__Recorded data__
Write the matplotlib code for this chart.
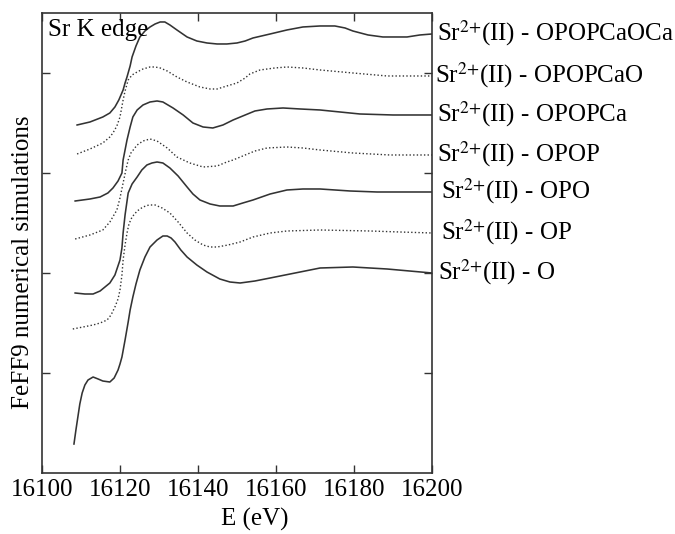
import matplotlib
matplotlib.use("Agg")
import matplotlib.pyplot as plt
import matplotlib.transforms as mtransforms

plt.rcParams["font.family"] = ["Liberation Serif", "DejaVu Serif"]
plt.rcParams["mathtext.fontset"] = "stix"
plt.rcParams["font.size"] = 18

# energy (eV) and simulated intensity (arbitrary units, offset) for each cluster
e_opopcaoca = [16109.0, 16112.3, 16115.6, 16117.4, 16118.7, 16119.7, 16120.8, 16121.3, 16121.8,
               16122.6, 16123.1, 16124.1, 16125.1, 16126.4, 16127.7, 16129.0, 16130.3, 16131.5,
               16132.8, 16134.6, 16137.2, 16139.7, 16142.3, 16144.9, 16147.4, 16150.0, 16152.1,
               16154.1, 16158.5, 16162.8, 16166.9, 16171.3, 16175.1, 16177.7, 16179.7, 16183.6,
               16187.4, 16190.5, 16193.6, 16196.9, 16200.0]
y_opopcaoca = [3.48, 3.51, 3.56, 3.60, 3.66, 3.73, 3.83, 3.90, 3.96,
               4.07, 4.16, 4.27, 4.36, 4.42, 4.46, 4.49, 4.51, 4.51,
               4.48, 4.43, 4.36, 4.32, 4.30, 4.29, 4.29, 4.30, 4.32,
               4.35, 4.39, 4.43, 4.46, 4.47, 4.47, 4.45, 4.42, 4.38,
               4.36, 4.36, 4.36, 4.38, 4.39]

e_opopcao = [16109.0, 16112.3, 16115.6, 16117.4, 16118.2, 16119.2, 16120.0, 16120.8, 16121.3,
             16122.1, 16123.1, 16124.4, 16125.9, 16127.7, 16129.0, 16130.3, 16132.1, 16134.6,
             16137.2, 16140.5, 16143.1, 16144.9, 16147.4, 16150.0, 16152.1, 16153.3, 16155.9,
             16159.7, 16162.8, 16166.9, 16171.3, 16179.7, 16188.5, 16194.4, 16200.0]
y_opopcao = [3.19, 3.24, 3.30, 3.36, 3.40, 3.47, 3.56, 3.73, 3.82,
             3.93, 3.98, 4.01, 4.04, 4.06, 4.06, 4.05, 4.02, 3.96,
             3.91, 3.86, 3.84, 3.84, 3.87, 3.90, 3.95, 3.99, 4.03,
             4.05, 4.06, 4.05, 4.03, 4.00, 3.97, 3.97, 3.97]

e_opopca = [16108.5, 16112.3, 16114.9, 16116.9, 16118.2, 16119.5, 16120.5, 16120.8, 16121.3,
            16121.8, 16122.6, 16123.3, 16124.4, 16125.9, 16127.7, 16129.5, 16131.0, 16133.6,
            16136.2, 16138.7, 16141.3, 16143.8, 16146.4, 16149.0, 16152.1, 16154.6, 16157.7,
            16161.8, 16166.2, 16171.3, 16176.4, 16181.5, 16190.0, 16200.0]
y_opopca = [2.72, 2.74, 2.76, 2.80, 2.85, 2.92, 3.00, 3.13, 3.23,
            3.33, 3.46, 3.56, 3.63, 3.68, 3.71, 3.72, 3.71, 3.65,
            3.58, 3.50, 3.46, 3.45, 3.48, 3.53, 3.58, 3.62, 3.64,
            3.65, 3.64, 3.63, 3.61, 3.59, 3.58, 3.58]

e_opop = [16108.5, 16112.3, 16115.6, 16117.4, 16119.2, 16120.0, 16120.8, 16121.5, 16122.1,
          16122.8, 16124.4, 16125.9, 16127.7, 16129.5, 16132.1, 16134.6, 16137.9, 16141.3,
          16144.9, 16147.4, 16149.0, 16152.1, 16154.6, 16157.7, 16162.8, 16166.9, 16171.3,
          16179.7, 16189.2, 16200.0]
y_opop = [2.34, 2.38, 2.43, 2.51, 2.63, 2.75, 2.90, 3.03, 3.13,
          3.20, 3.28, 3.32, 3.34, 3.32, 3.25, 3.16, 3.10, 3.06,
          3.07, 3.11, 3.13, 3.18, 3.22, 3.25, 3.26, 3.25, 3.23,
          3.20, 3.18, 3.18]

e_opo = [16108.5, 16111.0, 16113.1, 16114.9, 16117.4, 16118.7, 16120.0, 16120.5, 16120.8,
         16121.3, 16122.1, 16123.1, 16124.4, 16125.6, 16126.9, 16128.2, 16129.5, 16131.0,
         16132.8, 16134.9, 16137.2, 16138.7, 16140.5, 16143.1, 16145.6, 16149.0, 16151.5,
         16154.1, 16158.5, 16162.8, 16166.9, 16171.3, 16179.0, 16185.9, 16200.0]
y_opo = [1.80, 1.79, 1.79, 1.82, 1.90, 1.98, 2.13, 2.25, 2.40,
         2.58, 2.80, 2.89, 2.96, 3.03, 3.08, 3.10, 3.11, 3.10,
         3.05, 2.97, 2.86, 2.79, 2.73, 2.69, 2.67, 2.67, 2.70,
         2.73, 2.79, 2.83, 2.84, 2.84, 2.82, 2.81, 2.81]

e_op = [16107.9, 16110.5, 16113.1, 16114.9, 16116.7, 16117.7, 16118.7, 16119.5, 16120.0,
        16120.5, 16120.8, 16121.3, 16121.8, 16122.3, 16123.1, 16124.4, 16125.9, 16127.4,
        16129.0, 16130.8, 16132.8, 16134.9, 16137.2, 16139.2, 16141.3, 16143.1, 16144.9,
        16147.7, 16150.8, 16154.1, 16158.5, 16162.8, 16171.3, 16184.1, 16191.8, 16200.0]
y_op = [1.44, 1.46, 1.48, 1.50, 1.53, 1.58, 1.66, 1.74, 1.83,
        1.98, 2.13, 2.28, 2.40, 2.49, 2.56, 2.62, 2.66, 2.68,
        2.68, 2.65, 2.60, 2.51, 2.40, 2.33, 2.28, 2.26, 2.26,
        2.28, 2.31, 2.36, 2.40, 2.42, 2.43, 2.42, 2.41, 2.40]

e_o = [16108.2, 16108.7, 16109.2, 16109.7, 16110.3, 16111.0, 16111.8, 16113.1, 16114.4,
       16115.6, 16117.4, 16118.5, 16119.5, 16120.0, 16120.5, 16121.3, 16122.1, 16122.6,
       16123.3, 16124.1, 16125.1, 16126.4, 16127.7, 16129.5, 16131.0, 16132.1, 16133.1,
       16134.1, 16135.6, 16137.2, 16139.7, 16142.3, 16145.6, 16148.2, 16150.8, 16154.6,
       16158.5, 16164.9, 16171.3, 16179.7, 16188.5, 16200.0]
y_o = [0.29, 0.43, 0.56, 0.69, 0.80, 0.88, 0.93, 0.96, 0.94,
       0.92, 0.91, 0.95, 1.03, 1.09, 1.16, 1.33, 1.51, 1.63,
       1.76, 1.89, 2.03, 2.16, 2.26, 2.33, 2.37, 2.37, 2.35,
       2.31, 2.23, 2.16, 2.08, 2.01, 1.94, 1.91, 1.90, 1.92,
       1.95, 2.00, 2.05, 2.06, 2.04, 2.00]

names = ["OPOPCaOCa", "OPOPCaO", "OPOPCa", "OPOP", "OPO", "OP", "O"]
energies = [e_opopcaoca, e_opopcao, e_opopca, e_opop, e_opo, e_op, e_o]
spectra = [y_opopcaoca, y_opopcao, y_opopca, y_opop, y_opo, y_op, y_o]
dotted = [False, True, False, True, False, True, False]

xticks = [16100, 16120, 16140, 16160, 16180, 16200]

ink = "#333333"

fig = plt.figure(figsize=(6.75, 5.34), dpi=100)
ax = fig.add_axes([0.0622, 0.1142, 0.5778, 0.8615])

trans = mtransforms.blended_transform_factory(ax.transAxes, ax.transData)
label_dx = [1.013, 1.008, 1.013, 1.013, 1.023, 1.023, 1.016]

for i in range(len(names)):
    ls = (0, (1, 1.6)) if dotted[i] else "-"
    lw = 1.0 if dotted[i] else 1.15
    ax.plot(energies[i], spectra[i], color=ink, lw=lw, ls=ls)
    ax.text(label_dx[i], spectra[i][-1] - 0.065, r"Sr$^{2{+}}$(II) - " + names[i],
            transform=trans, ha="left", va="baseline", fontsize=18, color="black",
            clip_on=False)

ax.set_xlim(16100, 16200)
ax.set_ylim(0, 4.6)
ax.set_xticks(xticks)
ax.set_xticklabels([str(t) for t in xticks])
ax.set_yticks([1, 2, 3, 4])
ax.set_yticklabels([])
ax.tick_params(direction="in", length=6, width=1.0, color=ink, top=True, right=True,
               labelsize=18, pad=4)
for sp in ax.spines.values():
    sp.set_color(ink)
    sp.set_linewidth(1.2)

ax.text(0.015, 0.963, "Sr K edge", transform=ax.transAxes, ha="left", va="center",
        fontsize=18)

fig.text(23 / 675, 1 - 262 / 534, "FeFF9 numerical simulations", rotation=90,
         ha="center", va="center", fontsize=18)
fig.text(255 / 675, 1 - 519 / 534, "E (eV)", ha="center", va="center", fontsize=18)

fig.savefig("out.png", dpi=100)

__What is needed__
Up to and including the line containing "4.05, 4.06, 4.05, 4.03, 4.00, 3.97, 3.97, 3.97]", repeat every line from the start of the data, but none of the pictures.

__Expected answer__
Write the matplotlib code for this chart.
import matplotlib
matplotlib.use("Agg")
import matplotlib.pyplot as plt
import matplotlib.transforms as mtransforms

plt.rcParams["font.family"] = ["Liberation Serif", "DejaVu Serif"]
plt.rcParams["mathtext.fontset"] = "stix"
plt.rcParams["font.size"] = 18

# energy (eV) and simulated intensity (arbitrary units, offset) for each cluster
e_opopcaoca = [16109.0, 16112.3, 16115.6, 16117.4, 16118.7, 16119.7, 16120.8, 16121.3, 16121.8,
               16122.6, 16123.1, 16124.1, 16125.1, 16126.4, 16127.7, 16129.0, 16130.3, 16131.5,
               16132.8, 16134.6, 16137.2, 16139.7, 16142.3, 16144.9, 16147.4, 16150.0, 16152.1,
               16154.1, 16158.5, 16162.8, 16166.9, 16171.3, 16175.1, 16177.7, 16179.7, 16183.6,
               16187.4, 16190.5, 16193.6, 16196.9, 16200.0]
y_opopcaoca = [3.48, 3.51, 3.56, 3.60, 3.66, 3.73, 3.83, 3.90, 3.96,
               4.07, 4.16, 4.27, 4.36, 4.42, 4.46, 4.49, 4.51, 4.51,
               4.48, 4.43, 4.36, 4.32, 4.30, 4.29, 4.29, 4.30, 4.32,
               4.35, 4.39, 4.43, 4.46, 4.47, 4.47, 4.45, 4.42, 4.38,
               4.36, 4.36, 4.36, 4.38, 4.39]

e_opopcao = [16109.0, 16112.3, 16115.6, 16117.4, 16118.2, 16119.2, 16120.0, 16120.8, 16121.3,
             16122.1, 16123.1, 16124.4, 16125.9, 16127.7, 16129.0, 16130.3, 16132.1, 16134.6,
             16137.2, 16140.5, 16143.1, 16144.9, 16147.4, 16150.0, 16152.1, 16153.3, 16155.9,
             16159.7, 16162.8, 16166.9, 16171.3, 16179.7, 16188.5, 16194.4, 16200.0]
y_opopcao = [3.19, 3.24, 3.30, 3.36, 3.40, 3.47, 3.56, 3.73, 3.82,
             3.93, 3.98, 4.01, 4.04, 4.06, 4.06, 4.05, 4.02, 3.96,
             3.91, 3.86, 3.84, 3.84, 3.87, 3.90, 3.95, 3.99, 4.03,
             4.05, 4.06, 4.05, 4.03, 4.00, 3.97, 3.97, 3.97]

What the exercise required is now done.